Thursday, February 23, 2012

Great News from the Senegal Sewing Center

Hello again!

Almost as soon as we published our blog post updating you on two programs we did in partnership with the Millennium Villages Project, we received fantastic news from Serigne Kandji about our sewing center in the Millennium Village in Senegal!

Have you been reading the headlines coming out of Senegal lately? You can get a good idea of what's going on from these NPR and New York Times reports. The reports are focused on regime change and rioting, which makes the good news we received from Senegal mean that much more to us. It proves what we always say: Africa can seem totally hopeless if you read the American press, even when there are wonderful things happening all over the place! Unfortunately, good news doesn't sell.

But we're not selling news here, and we LOVE  to share good news! The Leona sewing center, Jigeen ca Waarwa (Women at Work), is located in the Potou, Senegal Millennium Village cluster and was fully operational in 2011, with four girls enrolled.
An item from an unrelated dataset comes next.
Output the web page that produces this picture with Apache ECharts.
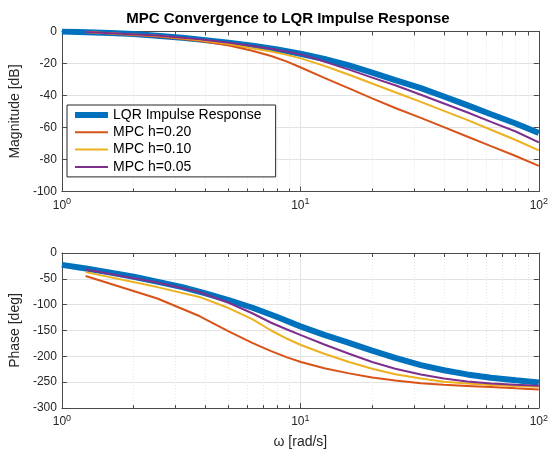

A photo slideshow from the center can be seen on the Women's Sewing Center project page of our website. Due to the resounding success--ever growing activity and demand for training in other villages in the cluster-- two decisions have been made by the management committee.

The first is to move the Leona center to a more spacious and centralized location! This space has already been found--a stall along the Leona-Potou main road--and a contract signed with the owner. The machines will be moved before the end of this month.

The second decision made is to open another sewing center! This center will be located in Potou, with the money generated by Jigeen ca Waarwa. Again, a stall has been found, and the contract already signed. Very soon, there will be two or three machines purchased. A tailor will be hired for this center, and girls will be recruited for training!

Tailor and Student
 With all of this success, the training of the first class of girls in the Leona center will be accelerated so that they are able to graduate before the next rainy season.

This kind of news makes me think of an January article I came across recently, in which Millennium Promise founder Jeffrey Sachs makes the point, "We're not arguing for a culture of dependency. We're arguing to end it." This is exactly reflected in the success of Jigeen ca Waarwa, and we cannot wait to see this project continue to grow and generate good news from Senegal!